AN arts project about Lake Monger’s buried colonial history has won a prestigious award for its outstanding contribution truth-telling in Western Australia.
The Galup art project picked up the History Council of WA award at the state library on Tuesday.
Lake Monger was a traditional Noongar camping and meeting place known as Galup (Kaarlup) – a place of fires – and site of one of the first colonial massacres of Noongar people in 1830.
The Galup arts project included a live performance and virtual reality experience created by Noongar theatre-maker Ian Wilkes and Poppy van Oorde-Grainger with an oral history from Noongar elder Doolann-Leisha Eatts.
Ms Eatts’ daughter Aunty Glenda Kickett and grandson Samuel Yombich Pilot-Kickett were alongside Mr Wilkes and Ms Oorde-Grainger to accept the award on her behalf.
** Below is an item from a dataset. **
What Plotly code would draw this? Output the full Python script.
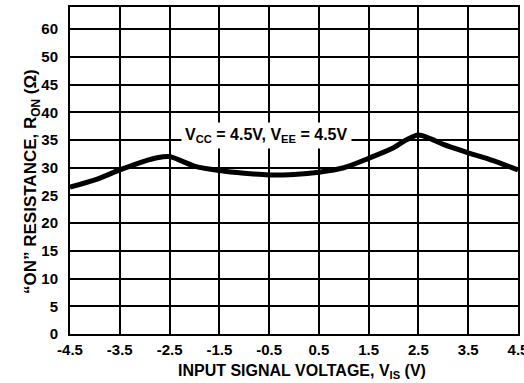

“Mum always dreamed that this story would be told and seeing it come to life was a very proud moment for us. She would be so proud of the team for this award,” Ms Kickett said.
Mr Wilkes and Ms Oorde-Grainger said in a statement the Galup arts project was designed to increase awareness of Galup/Lake Monger’s history while bringing people together for connection and healing.
“We thank the history council for their recognition of the significance of this important story in the history of WA and the truth it tells about the impacts of settler colonisation which continue to this day,” they said.
The team is taking the virtual reality film into schools and libraries and advocating for a memorial at the lake to raise awareness of its history.